The RSM US Middle Market Business Index (MMBI), presented by RSM US LLP in partnership with the U.S. Chamber of Commerce, experienced a significant drop in the second quarter, falling to 124.5 from 143.2 on a seasonally adjusted basis. This 18.7-point decrease marks the second-largest quarterly decline in the survey's 10-year history, as businesses grapple with rising costs and uncertainty surrounding trade tariffs.

Why it matters: This sharp downturn in sentiment among middle market firms, which are crucial to the U.S. economy, signals a potential economic pullback. Executives are responding by slowing down capital expenditures and hiring plans, raising concerns about near-term growth prospects.

The big picture: The survey results reflect growing anxieties about the impact of ongoing trade disputes on the cost of doing business. Less than half of the executives surveyed reported improvements in the economy, gross revenues or net earnings, with 44% stating the economy had worsened. This sentiment aligns with calls from organizations like the U.S. Chamber of Commerce for tariff relief to mitigate harm to businesses.

By the numbers:

  • MMBI: Dropped by 18.7 points to 124.5 in Q2 2025.
  • Capital Expenditures: 20% of executives reported lower CapEx; only 43% plan increases, down from 69% in Q1.
  • Hiring: 44% reported increased hiring, down from 50% in Q1.
  • Revenues & Earnings: 24% reported reduced gross revenues, and 26% reported lower net earnings.
  • Input Costs: 77% of respondents experienced an increase in prices paid for inputs.
  • Price Increases: 57% of firms raised prices in Q2; 63% intend to do so in the next six months.
What they're saying: "While the topline reading is well above 110 – which is the dividing line between economic expansion and economic contraction – internal components of the survey point to potentially large declines in new orders and an aversion to risk that have not been observed in the survey since the pandemic in 2020,” said Joe Brusuelas, chief economist with RSM US LLP. He added that sub-indices suggest middle market firms might "barely avoid a recession through midyear.”

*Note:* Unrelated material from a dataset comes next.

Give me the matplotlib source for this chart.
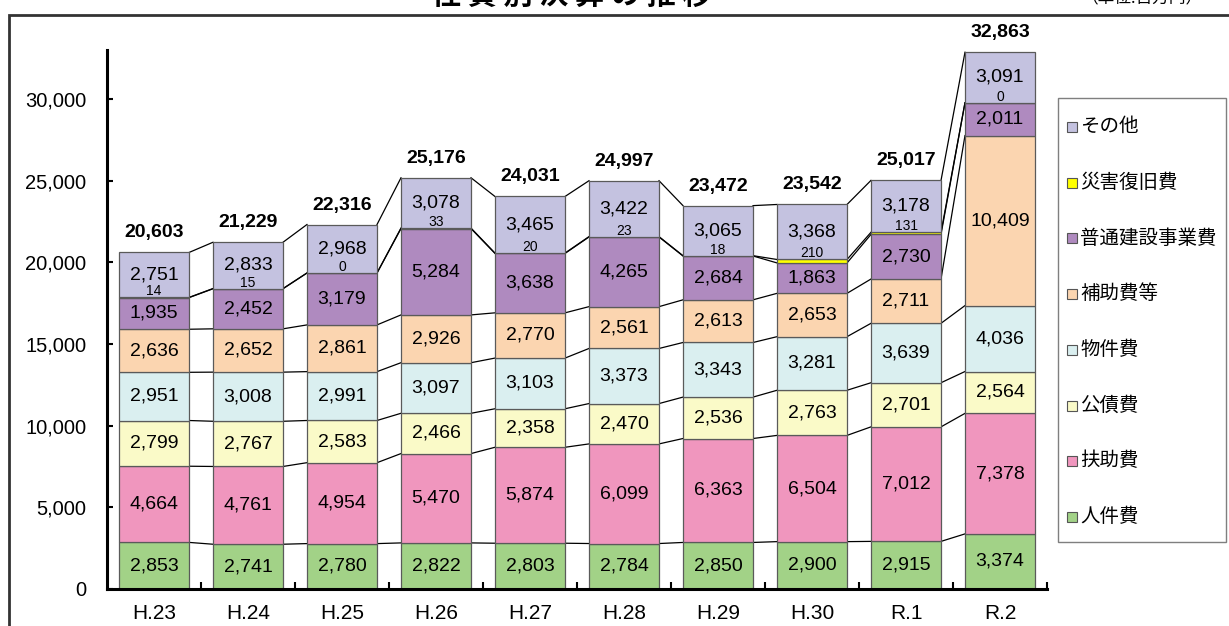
import numpy as np
import matplotlib
matplotlib.use('Agg')
import matplotlib.pyplot as plt
from matplotlib.patches import Rectangle

plt.rcParams['font.family'] = ['Liberation Sans', 'Noto Sans CJK JP', 'DejaVu Sans']

# --- données (百万円) ---
years = ['H.23', 'H.24', 'H.25', 'H.26', 'H.27', 'H.28', 'H.29', 'H.30', 'R.1', 'R.2']
jinkenhi = [2853, 2741, 2780, 2822, 2803, 2784, 2850, 2900, 2915, 3374]
fujohi = [4664, 4761, 4954, 5470, 5874, 6099, 6363, 6504, 7012, 7378]
kosaihi = [2799, 2767, 2583, 2466, 2358, 2470, 2536, 2763, 2701, 2564]
bukkenhi = [2951, 3008, 2991, 3097, 3103, 3373, 3343, 3281, 3639, 4036]
hojohi = [2636, 2652, 2861, 2926, 2770, 2561, 2613, 2653, 2711, 10409]
futsu_kensetsu = [1935, 2452, 3179, 5284, 3638, 4265, 2684, 1863, 2730, 2011]
saigai = [14, 15, 0, 33, 20, 23, 18, 210, 131, 0]
sonota = [2751, 2833, 2968, 3078, 3465, 3422, 3065, 3368, 3178, 3091]

series = [jinkenhi, fujohi, kosaihi, bukkenhi, hojohi, futsu_kensetsu, saigai, sonota]
names = ['人件費', '扶助費', '公債費', '物件費', '補助費等', '普通建設事業費', '災害復旧費', 'その他']
colors = ['#A2D287', '#F096BE', '#FAFAC8', '#DAEFF0', '#FBD5B0', '#AF8ABF', '#FFFF00', '#C4C2E0']

W, H = 1229, 626
fig = plt.figure(figsize=(W / 100, H / 100), dpi=100)
ax = fig.add_axes([107 / W, 1 - 589 / H, (1047 - 107) / W, (589 - 50) / H])

x = np.arange(len(years))
bw = 0.745
bottom = np.zeros(len(years))
levels = []
for vals, name, c in zip(series, names, colors):
    vals = np.array(vals, dtype=float)
    ax.bar(x, vals, bw, bottom=bottom, color=c, edgecolor='#5a5a5a', linewidth=0.9, zorder=2)
    for xi, b, v in zip(x, bottom, vals):
        if name == '災害復旧費':
            ax.annotate(f'{v:,.0f}', (xi, b + v), xytext=(0, 6), textcoords='offset pixels',
                        ha='center', va='center', fontsize=10, zorder=4)
        else:
            ax.text(xi, b + v / 2, f'{v:,.0f}', ha='center', va='center', fontsize=14, zorder=4)
    bottom = bottom + vals
    levels.append(bottom.copy())

# lignes de liaison entre les barres
for lev in levels:
    for i in range(len(x) - 1):
        ax.plot([x[i] + bw / 2, x[i + 1] - bw / 2], [lev[i], lev[i + 1]],
                color='black', lw=0.9, zorder=1)

# totaux
for xi, tot in zip(x, bottom):
    ax.annotate(f'{tot:,.0f}', (xi, tot), xytext=(0, 15), textcoords='offset pixels',
                ha='center', va='baseline', fontsize=14, fontweight='bold')

ax.set_xlim(-0.5, 9.5)
ax.set_ylim(0, 33000)
ax.spines['top'].set_visible(False)
ax.spines['right'].set_visible(False)
ax.spines['left'].set_linewidth(2.2)
ax.spines['bottom'].set_linewidth(2.2)

yt = np.arange(0, 30001, 5000)
ax.set_yticks(yt)
ax.set_yticklabels([f'{v:,}' for v in yt])
ax.tick_params(axis='y', direction='in', length=4.5, width=1.5, pad=15, labelsize=14.5)

ax.set_xticks(x)
ax.set_xticklabels(years)
ax.set_xticks(np.arange(0.5, 10, 1), minor=True)
ax.tick_params(axis='x', which='major', length=0, pad=11, labelsize=15)
ax.tick_params(axis='x', which='minor', direction='in', length=5, width=1.5)

# cadre extérieur
fig.patches.append(Rectangle((9 / W, -0.1), 2, 1 - 15 / H + 0.1, transform=fig.transFigure,
                             fill=False, edgecolor='#333333', lw=2))

# légende (dessinée à la main)
fig.patches.append(Rectangle((1058 / W, 1 - 542 / H), (1226 - 1058) / W, (542 - 98) / H,
                             transform=fig.transFigure, facecolor='white',
                             edgecolor='#7f7f7f', lw=1))
for k, (name, c) in enumerate(zip(names[::-1], colors[::-1])):
    yc = 127 + 55.7 * k
    fig.patches.append(Rectangle((1067 / W, 1 - (yc + 5) / H), 10 / W, 10 / H,
                                 transform=fig.transFigure, facecolor=c,
                                 edgecolor='#555555', lw=0.8))
    fig.text(1080 / W, 1 - yc / H, name, ha='left', va='center', fontsize=14)

# titre (coupé en haut comme l'original)
fig.text(572 / W, 1 + 5 / H, '性 質 別 決 算 の 推 移', ha='center', va='center',
         fontsize=21, fontweight='bold', family=['Noto Sans CJK JP', 'DejaVu Sans'])
fig.text(1142 / W, 1 + 2 / H, '（単位:百万円）', ha='center', va='center', fontsize=12,
         family=['Noto Sans CJK JP', 'DejaVu Sans'])

fig.savefig('out.png', dpi=100)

“The data reiterates what we have heard in recent weeks from a historic number of small and medium-sized businesses: higher costs and interrupted supply chains will cause irreparable harm,” said Neil Bradley, executive vice president and chief policy officer at the U.S. Chamber of Commerce.

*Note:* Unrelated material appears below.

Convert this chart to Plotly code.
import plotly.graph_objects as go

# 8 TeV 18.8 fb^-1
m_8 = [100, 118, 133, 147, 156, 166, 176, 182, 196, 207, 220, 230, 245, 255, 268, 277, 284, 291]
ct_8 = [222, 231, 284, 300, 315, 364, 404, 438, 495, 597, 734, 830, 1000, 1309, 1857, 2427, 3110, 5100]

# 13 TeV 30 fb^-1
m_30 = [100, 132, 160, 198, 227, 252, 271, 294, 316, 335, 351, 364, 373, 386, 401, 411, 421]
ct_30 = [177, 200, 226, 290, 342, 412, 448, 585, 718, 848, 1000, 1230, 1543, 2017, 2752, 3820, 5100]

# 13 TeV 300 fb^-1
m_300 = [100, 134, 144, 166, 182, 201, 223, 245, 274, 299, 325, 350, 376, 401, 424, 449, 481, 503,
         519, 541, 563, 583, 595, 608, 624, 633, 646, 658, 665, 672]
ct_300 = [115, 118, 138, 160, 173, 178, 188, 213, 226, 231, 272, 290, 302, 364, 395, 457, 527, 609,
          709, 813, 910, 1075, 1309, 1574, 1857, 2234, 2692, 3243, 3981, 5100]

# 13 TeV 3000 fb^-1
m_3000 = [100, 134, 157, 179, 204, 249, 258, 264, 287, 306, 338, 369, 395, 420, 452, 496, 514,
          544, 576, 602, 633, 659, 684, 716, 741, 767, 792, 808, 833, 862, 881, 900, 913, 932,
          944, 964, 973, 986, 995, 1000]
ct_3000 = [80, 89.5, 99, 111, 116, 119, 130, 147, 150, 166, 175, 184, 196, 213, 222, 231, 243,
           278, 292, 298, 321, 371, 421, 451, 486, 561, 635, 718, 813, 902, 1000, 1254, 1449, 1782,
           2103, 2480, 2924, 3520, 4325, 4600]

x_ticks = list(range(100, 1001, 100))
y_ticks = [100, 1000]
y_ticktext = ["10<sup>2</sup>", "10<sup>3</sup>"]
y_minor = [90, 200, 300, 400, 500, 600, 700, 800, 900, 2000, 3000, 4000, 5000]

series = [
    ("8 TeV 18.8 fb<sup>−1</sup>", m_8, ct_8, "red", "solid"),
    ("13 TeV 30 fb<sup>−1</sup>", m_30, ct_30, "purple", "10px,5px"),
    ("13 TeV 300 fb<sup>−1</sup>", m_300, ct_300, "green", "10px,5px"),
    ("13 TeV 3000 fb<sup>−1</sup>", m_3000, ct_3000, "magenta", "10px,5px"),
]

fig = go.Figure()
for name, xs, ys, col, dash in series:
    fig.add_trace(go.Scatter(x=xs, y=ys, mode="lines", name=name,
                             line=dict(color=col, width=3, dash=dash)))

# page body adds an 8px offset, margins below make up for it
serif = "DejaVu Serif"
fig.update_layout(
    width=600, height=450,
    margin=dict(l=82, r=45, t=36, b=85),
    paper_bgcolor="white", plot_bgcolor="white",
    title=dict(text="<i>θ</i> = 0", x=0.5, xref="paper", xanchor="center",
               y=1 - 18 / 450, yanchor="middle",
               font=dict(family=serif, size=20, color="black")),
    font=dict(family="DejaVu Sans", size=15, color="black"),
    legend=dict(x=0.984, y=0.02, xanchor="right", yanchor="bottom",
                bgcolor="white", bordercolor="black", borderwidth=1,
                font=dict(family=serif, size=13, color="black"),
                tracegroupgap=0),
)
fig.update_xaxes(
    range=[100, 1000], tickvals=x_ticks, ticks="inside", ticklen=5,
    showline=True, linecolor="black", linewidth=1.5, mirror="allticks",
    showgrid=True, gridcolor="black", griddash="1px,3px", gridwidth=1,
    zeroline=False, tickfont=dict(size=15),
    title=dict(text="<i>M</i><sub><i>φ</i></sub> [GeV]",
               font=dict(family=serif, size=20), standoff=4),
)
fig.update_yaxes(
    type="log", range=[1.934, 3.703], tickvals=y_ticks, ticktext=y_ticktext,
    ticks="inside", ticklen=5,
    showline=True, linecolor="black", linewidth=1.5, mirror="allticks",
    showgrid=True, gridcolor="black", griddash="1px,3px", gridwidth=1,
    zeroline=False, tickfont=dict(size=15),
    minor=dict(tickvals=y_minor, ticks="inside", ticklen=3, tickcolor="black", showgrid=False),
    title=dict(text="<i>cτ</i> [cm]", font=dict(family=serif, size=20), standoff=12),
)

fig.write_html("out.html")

Zoom in: The survey indicates a significant shift in business operations and outlook.

  • Only 43% of executives reported plans to increase capital outlays in Q2, a steep drop from 69% in Q1.
  • Hiring plans have also cooled, with 44% increasing staff compared to 50% previously. Support for recruitment through higher compensation also fell from 57% to 45%.
  • Faced with an effective tariff rate now at 17.8% (more than seven times higher than pre-tariff levels), businesses are adjusting pricing and inventory strategies.
  • The number of executives reporting an increase in borrowing fell to 28% from 40% in the previous quarter, suggesting tighter financial conditions or reduced appetite for debt.
  • Inventory levels saw 43% of firms increasing stock in Q2, but only 42% plan to do so in the next six months, reflecting uncertainty.
What to watch: The coming months will be critical in observing whether these trends solidify into a broader economic slowdown for the middle market. Continued inflationary pressures from tariffs and supply chain issues could further dampen investment and hiring. Policy decisions regarding trade and tariffs will likely play a significant role in shaping business sentiment and activity. The survey data was gathered from 412 respondents at middle market firms in the United States from April 7 to April 29, 2025.